Ack wrote:With Borderlands though, I ask: do you need the guns? If a simple swap to knives and swords was done, how would we feel about it? Are the guns really so integral, or are they just a window dressing means of interaction for the real core of the game? ... Conversely, if we took a definite FPS like Doom and removed the guns, we'd get...well, probably something more akin to Heretic and Hexen, which we still consider FPS. With Borderlands, I don't think we'd feel that way if the central means of proving player dominance in combat was a sword instead of a gun.
Heretic and Hexen removed the guns but just replaced them with "magic guns". It's still primarily ranged-weapon shooting, for the most part. Borderlands has already demonstrated it can do fantasy themed (Tiny Tina's Assault on Dragon Keep). And while you were still using guns, those could just as easily have been magic wands. Borderlands is fundamentally dependent upon the shooting, I think. If you removed the shooting it would end up being a completely different game. Whereas I can imagine a version of Borderlands without the character builds still feeling and playing like Borderlands. For me the shooting action and the random gun selection is the meat of the game. The character builds are important, but I don't think they were as central to my experience (short of the core differences between characters generally).
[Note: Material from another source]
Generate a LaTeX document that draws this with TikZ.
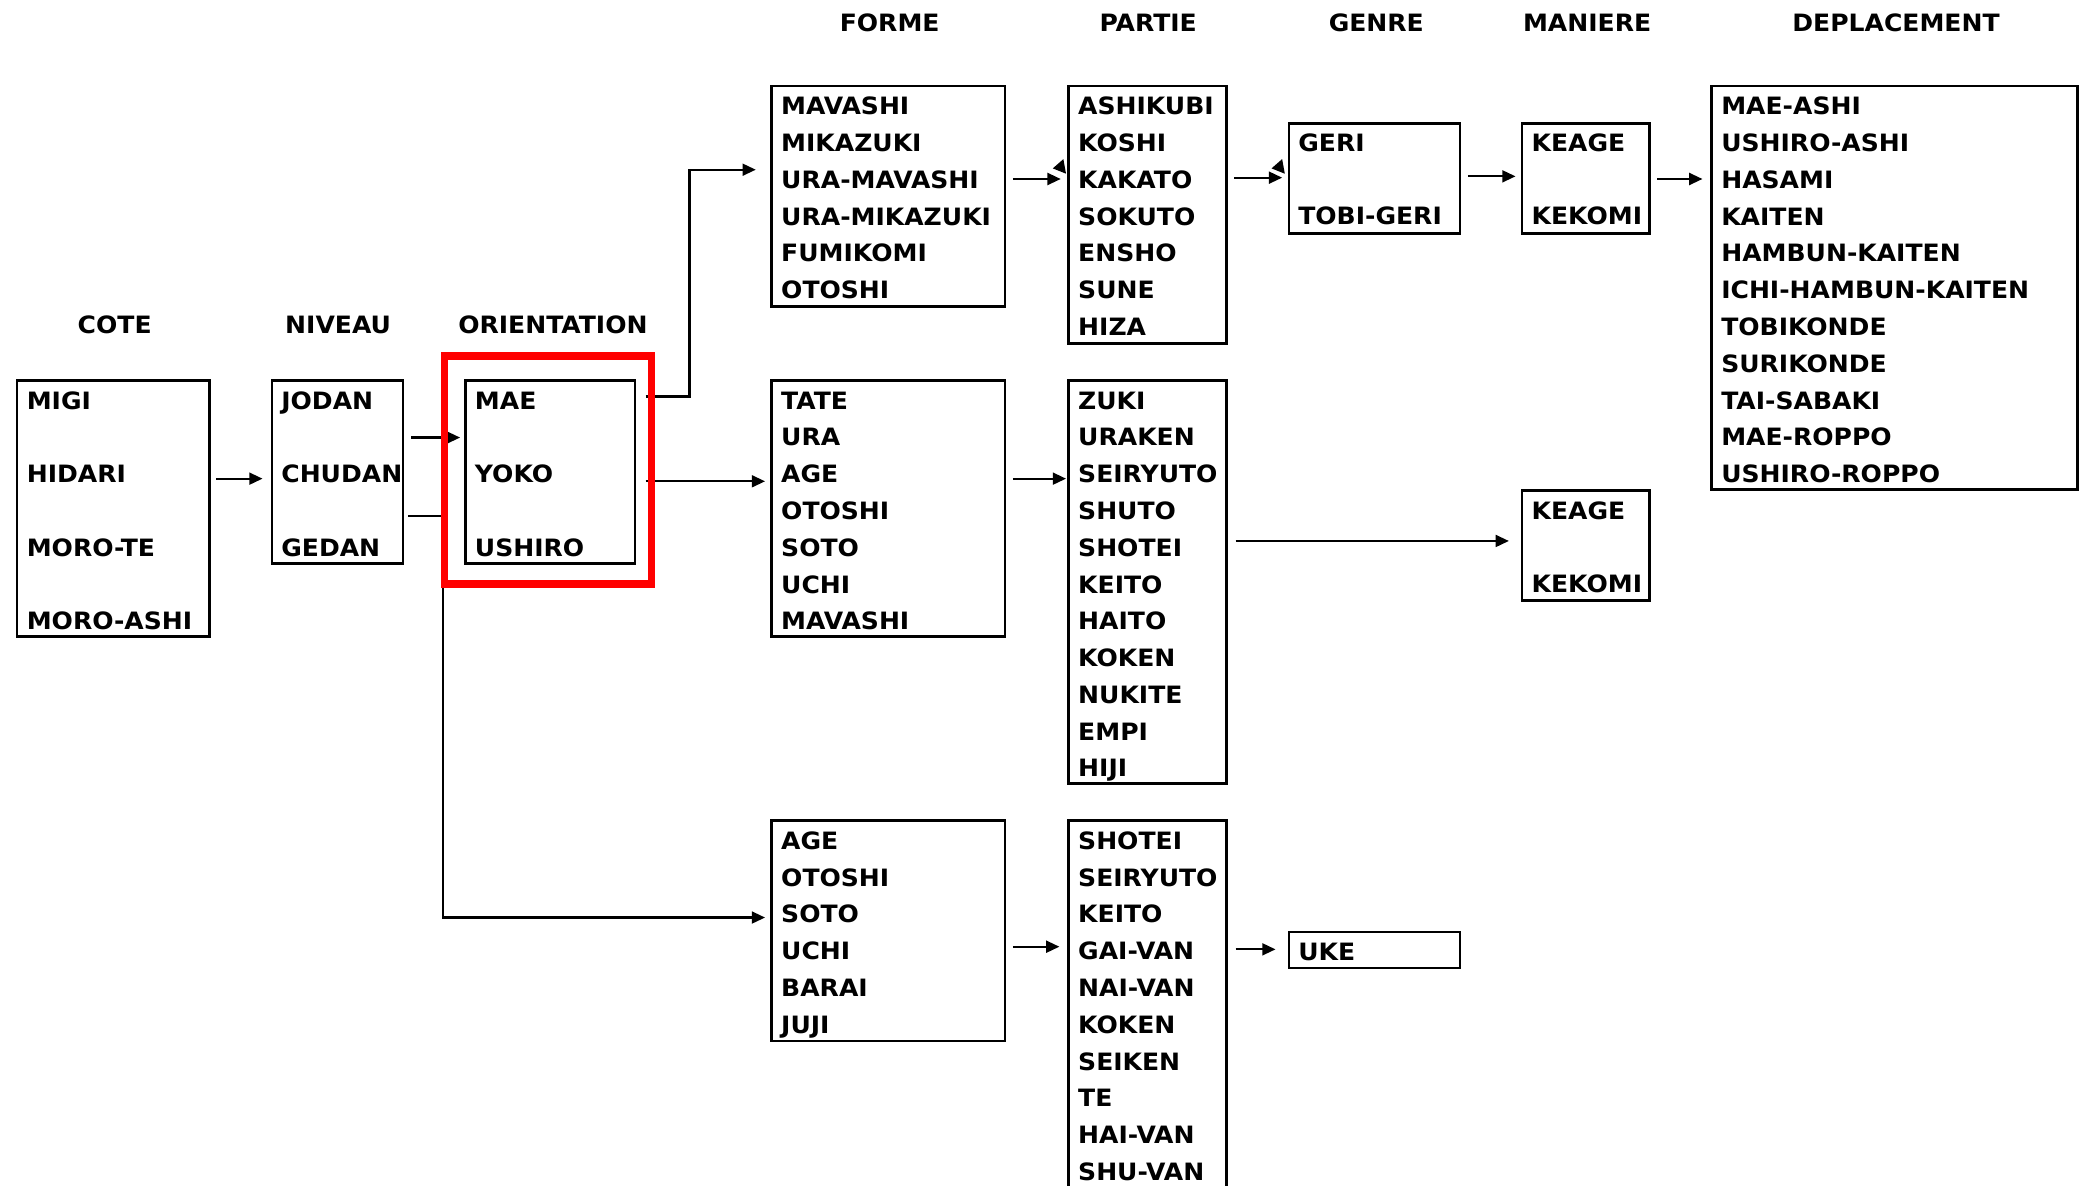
\documentclass[tikz,border=0pt]{standalone}
\usepackage{fontspec}
\setmainfont{DejaVu Sans}[FakeStretch=1.05]
\usetikzlibrary{arrows.meta}
\newcommand\lblfont{\bfseries\fontsize{18}{22}\selectfont}
\newcommand\listbox[7]{%
  \node[box, minimum width=#4pt, minimum height=#5pt] (#1) at (#2,#3) {};
  \foreach \itm [count=\k] in {#7}
    \node[item] (#1-\k) at ({#2+7},{#3+21.5+(\k-1)*#6}) {\itm};
}
\begin{document}
\begin{tikzpicture}[x=1pt,y=-1pt,
  box/.style={draw, line width=1.9pt, anchor=north west, inner sep=0pt, outer sep=0pt},
  item/.style={anchor=base west, inner sep=0pt, font=\lblfont},
  head/.style={anchor=base, inner sep=0pt, font=\lblfont},
  link/.style={line width=1.6pt},
  arr/.style={line width=1.6pt, -{Triangle[length=10pt,width=9pt]}},
  redbox/.style={draw=red, line width=5.5pt, anchor=north west, inner sep=0pt, outer sep=0pt}]
\useasboundingbox (0,0) rectangle (1568,894);
\fill[white] (0,0) rectangle (1568,894);
\clip (0,0) rectangle (1568,894);

% headers
\node[head] (hForme) at (671,23.5) {FORME};
\node[head] (hPartie) at (866,23.5) {PARTIE};
\node[head] (hGenre) at (1038,23.5) {GENRE};
\node[head] (hManiere) at (1197,23.5) {MANIERE};
\node[head] (hDepl) at (1430,23.5) {DEPLACEMENT};
\node[head] (hCote) at (86.5,251.5) {COTE};
\node[head] (hNiveau) at (255,251.5) {NIVEAU};
\node[head] (hOrient) at (417,251.5) {ORIENTATION};

% boxes
\listbox{cote}{13}{287}{145}{193}{55.5}{MIGI,HIDARI,MORO-TE,MORO-ASHI}
\listbox{niveau}{205}{287}{99}{138}{55.5}{JODAN,CHUDAN,GEDAN}
\listbox{orient}{351}{287}{128}{138}{55.5}{MAE,YOKO,USHIRO}
\listbox{formeA}{582}{65}{176}{166}{27.75}{MAVASHI,MIKAZUKI,URA-MAVASHI,URA-MIKAZUKI,FUMIKOMI,OTOSHI}
\listbox{partieA}{806}{65}{119}{194}{27.75}{ASHIKUBI,KOSHI,KAKATO,SOKUTO,ENSHO,SUNE,HIZA}
\listbox{genreA}{972}{93}{129}{83}{55}{GERI,TOBI-GERI}
\listbox{maniereA}{1148}{93}{96}{83}{55}{KEAGE,KEKOMI}
\listbox{depl}{1291}{65}{276}{304}{27.75}{MAE-ASHI,USHIRO-ASHI,HASAMI,KAITEN,HAMBUN-KAITEN,ICHI-HAMBUN-KAITEN,TOBIKONDE,SURIKONDE,TAI-SABAKI,MAE-ROPPO,USHIRO-ROPPO}
\listbox{formeB}{582}{287}{176}{193}{27.75}{TATE,URA,AGE,OTOSHI,SOTO,UCHI,MAVASHI}
\listbox{partieB}{806}{287}{119}{304}{27.75}{ZUKI,URAKEN,SEIRYUTO,SHUTO,SHOTEI,KEITO,HAITO,KOKEN,NUKITE,EMPI,HIJI}
\listbox{maniereB}{1148}{370}{96}{83}{55.5}{KEAGE,KEKOMI}
\listbox{formeC}{582}{619}{176}{166}{27.75}{AGE,OTOSHI,SOTO,UCHI,BARAI,JUJI}
\listbox{partieC}{806}{619}{119}{300}{27.75}{SHOTEI,SEIRYUTO,KEITO,GAI-VAN,NAI-VAN,KOKEN,SEIKEN,TE,HAI-VAN,SHU-VAN}
\listbox{uke}{972}{703}{129}{27}{27.75}{UKE}

% connectors
\draw[arr, shorten <=5pt, shorten >=7pt] (cote.east |- 0,361) -- (niveau.west |- 0,361);
\draw[arr, shorten <=6pt, shorten >=4pt] (niveau.east |- 0,330) -- (orient.west |- 0,330);
\coordinate (vtop) at (334,389);
\coordinate (vbot) at (334,692);
\draw[arr, shorten <=4pt, shorten >=5pt] (niveau.east |- 0,389) -- (vtop) -- (vbot) -- (formeC.west |- 0,692);
\coordinate (mae1) at (520,299);
\coordinate (mae2) at (520,128);
\draw[arr, shorten <=8pt, shorten >=12pt] (orient.east |- 0,299) -- (mae1) -- (mae2) -- (formeA.west |- 0,128);
\draw[arr, shorten <=8pt, shorten >=5pt] (orient.east |- 0,363) -- (formeB.west |- 0,363);
\draw[arr, shorten <=6pt, shorten >=6pt] (formeA.east |- 0,135) -- (partieA.west |- 0,135);
\draw[arr, shorten <=6pt, shorten >=5pt] (partieA.east |- 0,134) -- (genreA.west |- 0,134);
\draw[arr, shorten <=6pt, shorten >=5pt] (genreA.east |- 0,133) -- (maniereA.west |- 0,133);
\draw[arr, shorten <=6pt, shorten >=7pt] (maniereA.east |- 0,135) -- (depl.west |- 0,135);
\draw[arr, shorten <=6pt, shorten >=2pt] (formeB.east |- 0,361) -- (partieB.west |- 0,361);
\draw[arr, shorten <=7pt, shorten >=10pt] (partieB.east |- 0,408) -- (maniereB.west |- 0,408);
\draw[arr, shorten <=6pt, shorten >=7pt] (formeC.east |- 0,714) -- (partieC.west |- 0,714);
\draw[arr, shorten <=7pt, shorten >=10pt] (partieC.east |- 0,716) -- (uke.west |- 0,716);
% small extra tips
\fill (794,127) -- (802,120) -- (804,131) -- cycle;
\fill (959,127) -- (967,120) -- (969,131) -- cycle;

% highlight
\node[redbox, minimum width=156pt, minimum height=172pt] (hl) at (335.5,268.5) {};
\end{tikzpicture}
\end{document}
o.pwuaioc is right, though. Gatekeeping with genre purity tests is unhelpful to discussion (though I do like discussion ABOUT genres and why and how they work). I would say for a game like Borderlands that is a lot more genre-straddling and isn't a clear and easy example, it's helpful to discuss it in terms of the RPG elements (not simply write "I'm playin' it, yup"). To use REPO's post as an example, maybe some elaboration on what skill base or build he is pursuing to highlight the RPG case. That would even be helpful with a game like Skyrim which I think has crossed over as much into an action game.